INSTRUCTION:
Find the string "this" in the listing and report every line that has it.

** start RECORDS SHOWN **

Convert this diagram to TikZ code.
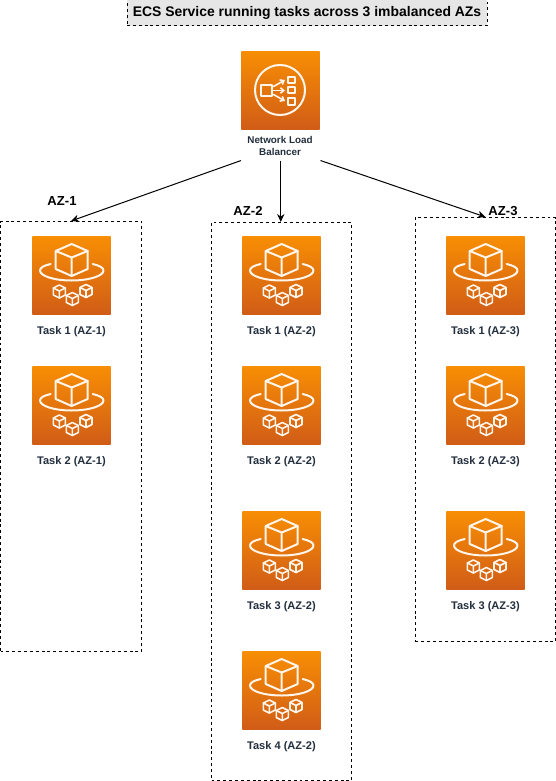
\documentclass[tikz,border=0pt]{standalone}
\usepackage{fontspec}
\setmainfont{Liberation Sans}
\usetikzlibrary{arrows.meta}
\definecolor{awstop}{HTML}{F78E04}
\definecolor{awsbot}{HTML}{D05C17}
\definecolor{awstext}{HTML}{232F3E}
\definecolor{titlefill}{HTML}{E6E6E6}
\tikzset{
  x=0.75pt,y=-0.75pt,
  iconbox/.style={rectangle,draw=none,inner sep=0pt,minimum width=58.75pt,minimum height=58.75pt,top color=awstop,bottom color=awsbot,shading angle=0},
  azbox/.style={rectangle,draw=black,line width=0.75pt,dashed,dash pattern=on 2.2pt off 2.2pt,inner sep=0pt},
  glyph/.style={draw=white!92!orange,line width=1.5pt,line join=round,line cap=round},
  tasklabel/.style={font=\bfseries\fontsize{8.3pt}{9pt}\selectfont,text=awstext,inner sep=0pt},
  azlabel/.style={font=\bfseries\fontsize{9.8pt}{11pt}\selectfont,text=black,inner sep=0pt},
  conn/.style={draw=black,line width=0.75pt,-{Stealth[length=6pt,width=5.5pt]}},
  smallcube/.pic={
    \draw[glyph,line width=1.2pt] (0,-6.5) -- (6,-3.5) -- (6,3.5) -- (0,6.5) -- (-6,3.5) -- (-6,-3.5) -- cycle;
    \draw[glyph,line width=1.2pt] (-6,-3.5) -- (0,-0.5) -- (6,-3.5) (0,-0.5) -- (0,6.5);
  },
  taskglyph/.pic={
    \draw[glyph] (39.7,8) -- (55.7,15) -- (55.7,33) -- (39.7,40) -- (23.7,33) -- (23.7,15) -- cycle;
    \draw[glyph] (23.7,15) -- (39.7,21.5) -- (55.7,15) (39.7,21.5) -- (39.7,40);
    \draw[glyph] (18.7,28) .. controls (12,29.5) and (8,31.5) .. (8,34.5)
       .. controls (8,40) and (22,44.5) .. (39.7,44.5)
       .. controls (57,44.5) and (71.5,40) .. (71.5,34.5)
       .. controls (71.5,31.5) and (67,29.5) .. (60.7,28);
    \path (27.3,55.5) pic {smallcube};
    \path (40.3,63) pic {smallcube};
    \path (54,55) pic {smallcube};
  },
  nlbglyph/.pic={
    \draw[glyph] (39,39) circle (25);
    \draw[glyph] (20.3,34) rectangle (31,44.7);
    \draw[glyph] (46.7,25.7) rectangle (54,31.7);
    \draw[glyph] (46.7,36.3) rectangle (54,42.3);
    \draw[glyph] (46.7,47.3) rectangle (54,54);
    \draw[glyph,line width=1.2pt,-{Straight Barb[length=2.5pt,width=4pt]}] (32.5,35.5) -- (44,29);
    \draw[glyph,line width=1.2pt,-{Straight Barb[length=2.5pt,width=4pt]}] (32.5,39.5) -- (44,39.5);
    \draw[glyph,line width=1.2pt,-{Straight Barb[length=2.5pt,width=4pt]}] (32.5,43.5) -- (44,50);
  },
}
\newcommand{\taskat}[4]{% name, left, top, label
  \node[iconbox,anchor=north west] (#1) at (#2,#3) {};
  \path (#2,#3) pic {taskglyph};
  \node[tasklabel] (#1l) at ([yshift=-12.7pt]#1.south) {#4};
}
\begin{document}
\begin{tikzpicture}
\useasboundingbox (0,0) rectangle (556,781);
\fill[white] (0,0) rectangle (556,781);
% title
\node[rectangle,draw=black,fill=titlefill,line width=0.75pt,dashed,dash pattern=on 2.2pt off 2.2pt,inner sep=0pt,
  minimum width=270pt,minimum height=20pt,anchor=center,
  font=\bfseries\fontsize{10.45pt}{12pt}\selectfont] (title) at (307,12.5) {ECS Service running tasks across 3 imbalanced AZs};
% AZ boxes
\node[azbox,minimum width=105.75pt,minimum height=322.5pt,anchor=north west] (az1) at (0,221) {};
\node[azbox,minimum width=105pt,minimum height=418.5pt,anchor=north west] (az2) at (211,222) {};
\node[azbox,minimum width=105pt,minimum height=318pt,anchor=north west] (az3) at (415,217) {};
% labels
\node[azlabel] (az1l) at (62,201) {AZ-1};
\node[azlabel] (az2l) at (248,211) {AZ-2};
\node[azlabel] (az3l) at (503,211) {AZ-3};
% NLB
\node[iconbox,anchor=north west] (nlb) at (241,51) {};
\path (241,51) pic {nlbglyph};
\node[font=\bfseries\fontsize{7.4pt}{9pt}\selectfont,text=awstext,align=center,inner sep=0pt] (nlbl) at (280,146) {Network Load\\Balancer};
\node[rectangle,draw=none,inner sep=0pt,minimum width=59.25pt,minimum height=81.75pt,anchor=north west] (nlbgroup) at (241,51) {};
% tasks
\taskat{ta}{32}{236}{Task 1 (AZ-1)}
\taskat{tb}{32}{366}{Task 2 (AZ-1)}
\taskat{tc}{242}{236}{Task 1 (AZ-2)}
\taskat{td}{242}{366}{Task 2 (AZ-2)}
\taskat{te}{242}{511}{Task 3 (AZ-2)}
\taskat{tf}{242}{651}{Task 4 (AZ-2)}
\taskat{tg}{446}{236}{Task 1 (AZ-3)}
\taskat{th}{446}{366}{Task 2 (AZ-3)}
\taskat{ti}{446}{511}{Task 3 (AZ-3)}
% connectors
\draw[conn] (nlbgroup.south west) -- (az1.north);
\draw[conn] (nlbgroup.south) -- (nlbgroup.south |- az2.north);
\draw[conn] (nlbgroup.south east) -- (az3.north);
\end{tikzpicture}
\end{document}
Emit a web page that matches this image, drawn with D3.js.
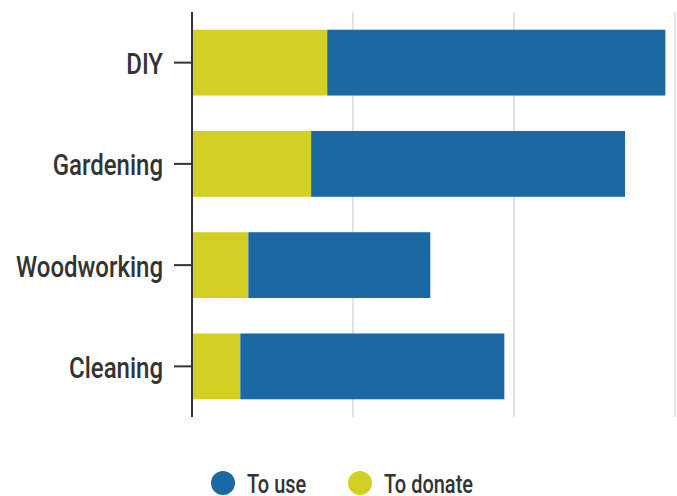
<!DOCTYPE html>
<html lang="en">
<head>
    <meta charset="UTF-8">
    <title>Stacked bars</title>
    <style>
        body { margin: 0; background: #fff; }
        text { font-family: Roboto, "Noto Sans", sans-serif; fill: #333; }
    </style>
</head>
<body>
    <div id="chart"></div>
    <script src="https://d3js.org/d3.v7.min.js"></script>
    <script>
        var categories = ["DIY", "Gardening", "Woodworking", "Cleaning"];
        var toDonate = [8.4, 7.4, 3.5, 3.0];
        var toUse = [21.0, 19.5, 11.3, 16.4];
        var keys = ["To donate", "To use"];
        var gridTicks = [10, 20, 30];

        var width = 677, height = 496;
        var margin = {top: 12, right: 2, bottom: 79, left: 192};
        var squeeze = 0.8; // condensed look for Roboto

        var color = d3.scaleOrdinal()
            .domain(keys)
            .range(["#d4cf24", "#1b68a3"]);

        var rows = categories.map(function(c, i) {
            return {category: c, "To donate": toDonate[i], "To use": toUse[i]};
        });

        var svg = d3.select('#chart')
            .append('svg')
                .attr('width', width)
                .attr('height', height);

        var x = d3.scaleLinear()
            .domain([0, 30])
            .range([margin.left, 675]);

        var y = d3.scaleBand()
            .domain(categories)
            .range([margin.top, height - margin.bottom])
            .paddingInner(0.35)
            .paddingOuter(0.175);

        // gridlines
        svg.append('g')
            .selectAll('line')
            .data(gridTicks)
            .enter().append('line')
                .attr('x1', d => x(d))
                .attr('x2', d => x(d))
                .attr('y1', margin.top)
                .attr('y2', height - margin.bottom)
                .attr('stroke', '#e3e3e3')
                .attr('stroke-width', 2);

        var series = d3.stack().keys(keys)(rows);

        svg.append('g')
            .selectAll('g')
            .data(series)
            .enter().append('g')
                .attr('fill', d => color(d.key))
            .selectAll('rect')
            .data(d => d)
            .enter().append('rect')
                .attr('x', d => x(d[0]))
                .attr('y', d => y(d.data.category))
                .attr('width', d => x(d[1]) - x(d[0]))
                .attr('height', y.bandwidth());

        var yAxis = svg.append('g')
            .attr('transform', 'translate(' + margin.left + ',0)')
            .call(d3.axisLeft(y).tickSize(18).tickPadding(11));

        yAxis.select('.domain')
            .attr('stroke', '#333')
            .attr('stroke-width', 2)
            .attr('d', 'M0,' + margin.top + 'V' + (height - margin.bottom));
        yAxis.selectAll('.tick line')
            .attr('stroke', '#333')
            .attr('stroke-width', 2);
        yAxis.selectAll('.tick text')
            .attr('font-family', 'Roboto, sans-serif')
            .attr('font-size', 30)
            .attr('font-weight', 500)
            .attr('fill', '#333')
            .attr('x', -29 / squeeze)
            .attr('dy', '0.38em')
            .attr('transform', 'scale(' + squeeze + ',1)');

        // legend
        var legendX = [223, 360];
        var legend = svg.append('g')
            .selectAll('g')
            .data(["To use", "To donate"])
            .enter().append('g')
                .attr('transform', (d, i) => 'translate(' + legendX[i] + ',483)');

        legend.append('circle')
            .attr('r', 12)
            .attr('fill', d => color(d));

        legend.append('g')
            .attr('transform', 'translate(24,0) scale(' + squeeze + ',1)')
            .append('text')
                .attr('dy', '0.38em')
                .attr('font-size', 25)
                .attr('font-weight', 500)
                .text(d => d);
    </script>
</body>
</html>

** end RECORDS SHOWN **

EXERCISE ANSWER:
Convert this diagram to TikZ code.
Emit a web page that matches this image, drawn with D3.js.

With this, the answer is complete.